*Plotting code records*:
______
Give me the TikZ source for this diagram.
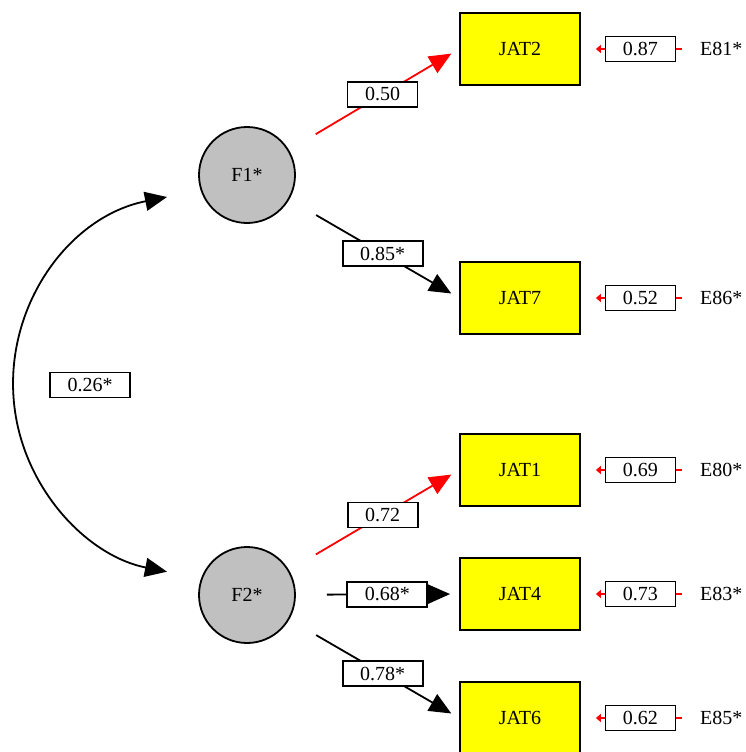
\documentclass[tikz,border=0pt]{standalone}
\usepackage{fontspec}
\setmainfont{Liberation Serif}
\usetikzlibrary{arrows.meta}

\definecolor{jatyellow}{RGB}{255,255,0}
\definecolor{pathred}{RGB}{255,0,0}
\definecolor{factorgray}{RGB}{192,192,192}

\tikzset{
  factor/.style={circle,draw,line width=1.8pt,fill=factorgray,minimum size=96pt,inner sep=0pt},
  indicator/.style={rectangle,draw,line width=1.8pt,fill=jatyellow,minimum width=120pt,minimum height=72pt},
  coef/.style={rectangle,draw=black,text=black,fill=white,line width=1.8pt,inner xsep=17.5pt,inner ysep=0pt,minimum height=25pt},
  loading/.style={line width=1.8pt,-{Triangle[length=22pt,width=19pt]},shorten <=31pt,shorten >=9pt},
  errpath/.style={pathred,line width=1.8pt,-{Triangle[length=5pt,width=8pt]},shorten >=15pt,shorten <=18pt},
}

\begin{document}
\begin{tikzpicture}[x=1pt,y=-1pt,font=\fontsize{20}{24}\selectfont]
\useasboundingbox (0,0) rectangle (745,752);

\node[factor] (f1) at (247,175) {F1*};
\node[factor] (f2) at (247,595) {F2*};

\node[indicator] (jat2) at (520,49) {JAT2};
\node[indicator] (jat7) at (520,298) {JAT7};
\node[indicator] (jat1) at (520,470) {JAT1};
\node[indicator] (jat4) at (520,594) {JAT4};
\node[indicator] (jat6) at (520,718) {JAT6};

\draw[loading,pathred] (f1) -- (jat2.west) node[coef,pos=0.55] {0.50};
\draw[loading] (f1) -- (jat7.west) node[coef,pos=0.55] {0.85*};
\draw[loading,pathred] (f2) -- (jat1.west) node[coef,pos=0.55] {0.72};
\draw[loading] (f2) -- (jat4.west) node[coef,pos=0.56] {0.68*};
\draw[loading] (f2) -- (jat6.west) node[coef,pos=0.55] {0.78*};

\foreach \jat/\err/\val in {jat2/E81*/0.87, jat7/E86*/0.52, jat1/E80*/0.69, jat4/E83*/0.73, jat6/E85*/0.62}{
  \node[anchor=west,inner sep=0pt] (e\jat) at ([xshift=119pt]\jat.east) {\err};
  \draw[errpath] (e\jat.west) -- (\jat.east) node[coef,pos=0.5] {\val};
}

\coordinate (cv1) at (167,197);
\coordinate (cv2) at (167,572);
\draw[line width=1.8pt,{Triangle[length=22pt,width=19pt]}-{Triangle[length=22pt,width=19pt]}]
  (cv1) arc[start angle=258.8,end angle=101.2,radius=191];
\node[coef] (cov) at (90,385) {0.26*};
\end{tikzpicture}
\end{document}
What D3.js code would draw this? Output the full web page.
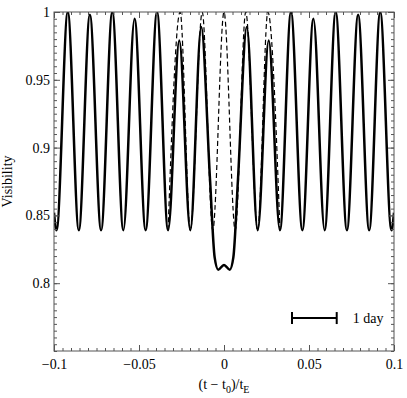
<!DOCTYPE html>
<html lang="en">
<head>
<meta charset="utf-8">
<style>
  body { margin: 0; background: #fff; }
  text { font-family: "Liberation Serif", "Times New Roman", serif; }
</style>
<script src="https://d3js.org/d3.v7.min.js"></script>
</head>
<body>
<svg width="407" height="398"></svg>
<script>
// solid curve: extrema, plus a few points on the central dip
var solidT = [-0.1, -0.0985, -0.0919, -0.0854, -0.0789, -0.0723, -0.0657, -0.0592, -0.0526, -0.0461,
              -0.0394, -0.0329, -0.0263, -0.0198, -0.0134, -0.0082, -0.0055, -0.0034, 0,
              0.0034, 0.0055, 0.0082, 0.0134, 0.0198, 0.0263, 0.0329, 0.0394,
              0.0461, 0.0526, 0.0592, 0.0657, 0.0723, 0.0789, 0.0854, 0.0919, 0.0985, 0.1];
var solidV = [0.852, 0.839, 1.0, 0.839, 0.998, 0.839, 1.0, 0.839, 0.995, 0.839,
              1.0, 0.839, 0.979, 0.839, 0.989, 0.876, 0.819, 0.810, 0.8135,
              0.810, 0.819, 0.876, 0.989, 0.839, 0.979, 0.839, 1.0,
              0.839, 0.995, 0.839, 1.0, 0.839, 0.998, 0.839, 1.0, 0.839, 0.852];

// dashed curve (only differs from the solid one near the centre)
var dashedT = [-0.0329, -0.0258, -0.0198, -0.0128, -0.0066, 0, 0.0066, 0.0128, 0.0198, 0.0258, 0.0329];
var dashedV = [0.839, 1.0, 0.839, 1.0, 0.839, 1.0, 0.839, 1.0, 0.839, 1.0, 0.839];

var xTicks = [-0.1, -0.05, 0, 0.05, 0.1];
var yTicks = [0.8, 0.85, 0.9, 0.95, 1];

// scale bar: 1 day in units of t_E
var barStart = 0.04, barLength = 0.0263, barLevel = 0.7743, barLabel = "1 day";

var serif = "'Liberation Serif', 'Times New Roman', serif";

var svg = d3.select("svg"),
    margin = {top: 12, right: 13, bottom: 47, left: 54},
    width = 407 - margin.left - margin.right,
    height = 398 - margin.top - margin.bottom;

var x = d3.scaleLinear().domain([-0.1, 0.1]).range([0, width]),
    y = d3.scaleLinear().domain([0.75, 1]).range([height, 0]);

var g = svg.append("g")
    .attr("transform", "translate(" + margin.left + "," + margin.top + ")")
    .attr("font-family", serif);

svg.append("defs").append("clipPath").attr("id", "clip")
  .append("rect").attr("width", width).attr("height", height);

var line = d3.line()
    .x(function(d) { return x(d[0]); })
    .y(function(d) { return y(d[1]); })
    .curve(d3.curveMonotoneX);

var plot = g.append("g").attr("clip-path", "url(#clip)");

plot.append("path")
    .datum(d3.zip(dashedT, dashedV))
    .attr("fill", "none")
    .attr("stroke", "#000")
    .attr("stroke-width", 1.2)
    .attr("stroke-dasharray", "5,3")
    .attr("d", line);

plot.append("path")
    .datum(d3.zip(solidT, solidV))
    .attr("fill", "none")
    .attr("stroke", "#000")
    .attr("stroke-width", 2.5)
    .attr("d", line);

// axes, ticks pointing inward on all four sides
function styleAxis(sel) {
  sel.attr("font-family", serif).attr("font-size", 14);
  sel.select(".domain").remove();
  sel.selectAll(".tick line").attr("stroke", "#555");
  sel.selectAll(".tick text").attr("fill", "#000");
}
var fmt = d3.format("~g");

g.append("g").attr("transform", "translate(0," + height + ")")
  .call(d3.axisBottom(x).tickValues(x.ticks(40)).tickSize(-3).tickFormat("")).call(styleAxis);
g.append("g").attr("transform", "translate(0," + height + ")")
  .call(d3.axisBottom(x).tickValues(xTicks).tickSize(-6).tickPadding(8).tickFormat(fmt)).call(styleAxis);
g.append("g")
  .call(d3.axisTop(x).tickValues(x.ticks(40)).tickSize(-3).tickFormat("")).call(styleAxis);
g.append("g")
  .call(d3.axisTop(x).tickValues(xTicks).tickSize(-6).tickFormat("")).call(styleAxis);

g.append("g")
  .call(d3.axisLeft(y).tickValues(y.ticks(50)).tickSize(-3).tickFormat("")).call(styleAxis);
g.append("g")
  .call(d3.axisLeft(y).tickValues(yTicks).tickSize(-6).tickPadding(4).tickFormat(fmt)).call(styleAxis);
g.append("g").attr("transform", "translate(" + width + ",0)")
  .call(d3.axisRight(y).tickValues(y.ticks(50)).tickSize(-3).tickFormat("")).call(styleAxis);
g.append("g").attr("transform", "translate(" + width + ",0)")
  .call(d3.axisRight(y).tickValues(yTicks).tickSize(-6).tickFormat("")).call(styleAxis);

g.append("rect")
    .attr("width", width).attr("height", height)
    .attr("fill", "none").attr("stroke", "#555").attr("stroke-width", 1);

// scale bar
var bar = g.append("g").attr("stroke", "#000").attr("stroke-width", 2);
bar.append("line")
    .attr("x1", x(barStart)).attr("x2", x(barStart + barLength))
    .attr("y1", y(barLevel)).attr("y2", y(barLevel));
[barStart, barStart + barLength].forEach(function(t) {
  bar.append("line")
      .attr("x1", x(t)).attr("x2", x(t))
      .attr("y1", y(barLevel) - 6).attr("y2", y(barLevel) + 6);
});
g.append("text")
    .attr("x", x(barStart + barLength) + 16)
    .attr("y", y(barLevel) + 5)
    .attr("font-size", 14)
    .text(barLabel);

// axis titles
var xl = g.append("text")
    .attr("x", width / 2).attr("y", height + 38)
    .attr("text-anchor", "middle")
    .attr("font-size", 14);
xl.append("tspan").text("(t \u2212 t");
xl.append("tspan").attr("dy", 4).attr("font-size", 10).text("0");
xl.append("tspan").attr("dy", -4).text(")/t");
xl.append("tspan").attr("dy", 4).attr("font-size", 10).text("E");

g.append("text")
    .attr("transform", "translate(-42," + (height / 2) + ") rotate(-90)")
    .attr("text-anchor", "middle")
    .attr("font-size", 14)
    .text("Visibility");
</script>
</body>
</html>
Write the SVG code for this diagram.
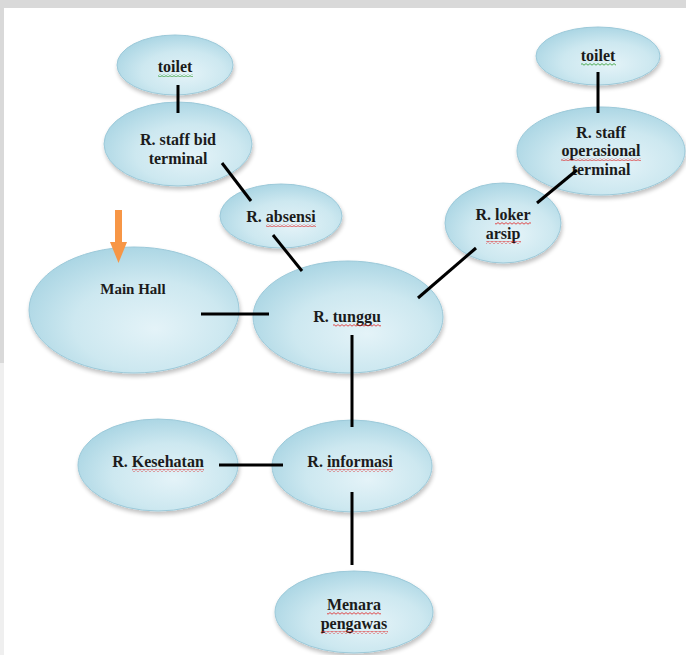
<svg xmlns="http://www.w3.org/2000/svg" width="686" height="655" viewBox="0 0 686 655">
  <defs>
    <radialGradient id="bubble" cx="0.55" cy="0.6" r="0.65" fx="0.6" fy="0.65">
      <stop offset="0" stop-color="#e4f3f8"/>
      <stop offset="0.55" stop-color="#cde8f0"/>
      <stop offset="1" stop-color="#a6d3e2"/>
    </radialGradient>
    <filter id="soft" x="-10%" y="-10%" width="120%" height="130%">
      <feGaussianBlur in="SourceAlpha" stdDeviation="2"/>
      <feOffset dx="1" dy="3" result="blur"/>
      <feComponentTransfer><feFuncA type="linear" slope="0.25"/></feComponentTransfer>
      <feMerge><feMergeNode/><feMergeNode in="SourceGraphic"/></feMerge>
    </filter>
    <pattern id="wavyRed" width="4" height="3" patternUnits="userSpaceOnUse">
      <path d="M0 2.2 L2 0.6 L4 2.2" fill="none" stroke="#e02020" stroke-width="0.8"/>
    </pattern>
    <pattern id="wavyGreen" width="4" height="3" patternUnits="userSpaceOnUse">
      <path d="M0 2.2 L2 0.6 L4 2.2" fill="none" stroke="#2a9a2a" stroke-width="0.8"/>
    </pattern>
  </defs>
  <style>
    .room { fill: url(#bubble); stroke: #9cc9d9; stroke-width: 1; filter: url(#soft); }
    .label { font-family: "Liberation Serif", "Times New Roman", serif; font-weight: bold; font-size: 16px; fill: #1b1b1b; text-anchor: middle; }
    .small { font-size: 15px; }
    .link { stroke: #000; stroke-width: 3; fill: none; }
    .sq-r { fill: url(#wavyRed); }
    .sq-g { fill: url(#wavyGreen); }
  </style>

  <!-- page background and scanned frame -->
  <rect width="686" height="655" fill="#ffffff"/>
  <rect x="0" y="0" width="686" height="8" fill="#d9d9d9"/>
  <rect x="0" y="0" width="4" height="363" fill="#d9d9d9"/>
  <rect x="0" y="363" width="4" height="292" fill="#efefef"/>

  <!-- rooms -->
  <g id="toilet-left">
    <ellipse class="room" cx="175" cy="65" rx="58" ry="30"/>
    <text class="label" x="175" y="72">toilet</text>
    <rect class="sq-g" x="158" y="74" width="35" height="3"/>
  </g>
  <g id="staff-bid-terminal">
    <ellipse class="room" cx="178" cy="144" rx="74" ry="42"/>
    <text class="label" x="178" y="145">R. staff bid</text>
    <text class="label" x="178" y="164">terminal</text>
  </g>
  <g id="absensi">
    <ellipse class="room" cx="281" cy="216" rx="61" ry="32"/>
    <text class="label" x="281" y="222">R. absensi</text>
    <rect class="sq-r" x="266" y="224" width="50" height="3"/>
  </g>
  <g id="main-hall">
    <ellipse class="room" cx="134" cy="310" rx="105" ry="63"/>
    <text class="label small" x="133" y="294">Main Hall</text>
  </g>
  <g id="tunggu">
    <ellipse class="room" cx="348" cy="317" rx="95" ry="56"/>
    <text class="label" x="347" y="322">R. tunggu</text>
    <rect class="sq-r" x="333" y="324" width="48" height="3"/>
  </g>
  <g id="loker-arsip">
    <ellipse class="room" cx="503" cy="223" rx="58" ry="40"/>
    <text class="label" x="503" y="220">R. loker</text>
    <rect class="sq-r" x="495" y="222" width="36" height="3"/>
    <text class="label" x="503" y="239">arsip</text>
    <rect class="sq-r" x="486" y="241" width="35" height="3"/>
  </g>
  <g id="staff-operasional-terminal">
    <ellipse class="room" cx="601" cy="151" rx="84" ry="44"/>
    <text class="label" x="601" y="138">R. staff</text>
    <text class="label" x="601" y="156">operasional</text>
    <rect class="sq-r" x="561" y="158" width="80" height="3"/>
    <text class="label" x="601" y="175">terminal</text>
  </g>
  <g id="toilet-right">
    <ellipse class="room" cx="598" cy="56" rx="62" ry="29"/>
    <text class="label" x="598" y="61">toilet</text>
    <rect class="sq-g" x="581" y="63" width="35" height="3"/>
  </g>
  <g id="informasi">
    <ellipse class="room" cx="352" cy="466" rx="80" ry="46"/>
    <text class="label" x="350" y="467">R. informasi</text>
    <rect class="sq-r" x="327" y="469" width="66" height="3"/>
  </g>
  <g id="kesehatan">
    <ellipse class="room" cx="158" cy="465" rx="80" ry="46"/>
    <text class="label" x="158" y="467">R. Kesehatan</text>
    <rect class="sq-r" x="132" y="469" width="72" height="3"/>
  </g>
  <g id="menara-pengawas">
    <ellipse class="room" cx="354" cy="612" rx="79" ry="41"/>
    <text class="label" x="354" y="610">Menara</text>
    <rect class="sq-r" x="327" y="612" width="54" height="3"/>
    <text class="label" x="354" y="629">pengawas</text>
    <rect class="sq-r" x="321" y="631" width="67" height="3"/>
  </g>

  <!-- entrance marker -->
  <g id="entrance-arrow">
    <rect x="115" y="210" width="7" height="34" fill="#f79646"/>
    <polygon points="110,242 127,242 118.5,263" fill="#f79646"/>
  </g>

  <!-- connectors -->
  <g id="connectors">
    <line class="link" x1="178" y1="85" x2="178" y2="113"/>
    <line class="link" x1="598" y1="72" x2="598" y2="113"/>
    <line class="link" x1="222" y1="163" x2="251" y2="201"/>
    <line class="link" x1="273" y1="235" x2="302" y2="271"/>
    <line class="link" x1="201" y1="314" x2="269" y2="314"/>
    <line class="link" x1="418" y1="298" x2="476" y2="248"/>
    <line class="link" x1="537" y1="203" x2="577" y2="170"/>
    <line class="link" x1="352" y1="335" x2="352" y2="427"/>
    <line class="link" x1="219" y1="465" x2="283" y2="465"/>
    <line class="link" x1="352" y1="492" x2="352" y2="565"/>
  </g>
</svg>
______
*Goal*:
Set down again, exactly, the lines of the material above from its first line to the one with "(f2) -- (jat6.west)", inclusive. Leave the pictures out.

*Complete answer*:
Give me the TikZ source for this diagram.
\documentclass[tikz,border=0pt]{standalone}
\usepackage{fontspec}
\setmainfont{Liberation Serif}
\usetikzlibrary{arrows.meta}

\definecolor{jatyellow}{RGB}{255,255,0}
\definecolor{pathred}{RGB}{255,0,0}
\definecolor{factorgray}{RGB}{192,192,192}

\tikzset{
  factor/.style={circle,draw,line width=1.8pt,fill=factorgray,minimum size=96pt,inner sep=0pt},
  indicator/.style={rectangle,draw,line width=1.8pt,fill=jatyellow,minimum width=120pt,minimum height=72pt},
  coef/.style={rectangle,draw=black,text=black,fill=white,line width=1.8pt,inner xsep=17.5pt,inner ysep=0pt,minimum height=25pt},
  loading/.style={line width=1.8pt,-{Triangle[length=22pt,width=19pt]},shorten <=31pt,shorten >=9pt},
  errpath/.style={pathred,line width=1.8pt,-{Triangle[length=5pt,width=8pt]},shorten >=15pt,shorten <=18pt},
}

\begin{document}
\begin{tikzpicture}[x=1pt,y=-1pt,font=\fontsize{20}{24}\selectfont]
\useasboundingbox (0,0) rectangle (745,752);

\node[factor] (f1) at (247,175) {F1*};
\node[factor] (f2) at (247,595) {F2*};

\node[indicator] (jat2) at (520,49) {JAT2};
\node[indicator] (jat7) at (520,298) {JAT7};
\node[indicator] (jat1) at (520,470) {JAT1};
\node[indicator] (jat4) at (520,594) {JAT4};
\node[indicator] (jat6) at (520,718) {JAT6};

\draw[loading,pathred] (f1) -- (jat2.west) node[coef,pos=0.55] {0.50};
\draw[loading] (f1) -- (jat7.west) node[coef,pos=0.55] {0.85*};
\draw[loading,pathred] (f2) -- (jat1.west) node[coef,pos=0.55] {0.72};
\draw[loading] (f2) -- (jat4.west) node[coef,pos=0.56] {0.68*};
\draw[loading] (f2) -- (jat6.west) node[coef,pos=0.55] {0.78*};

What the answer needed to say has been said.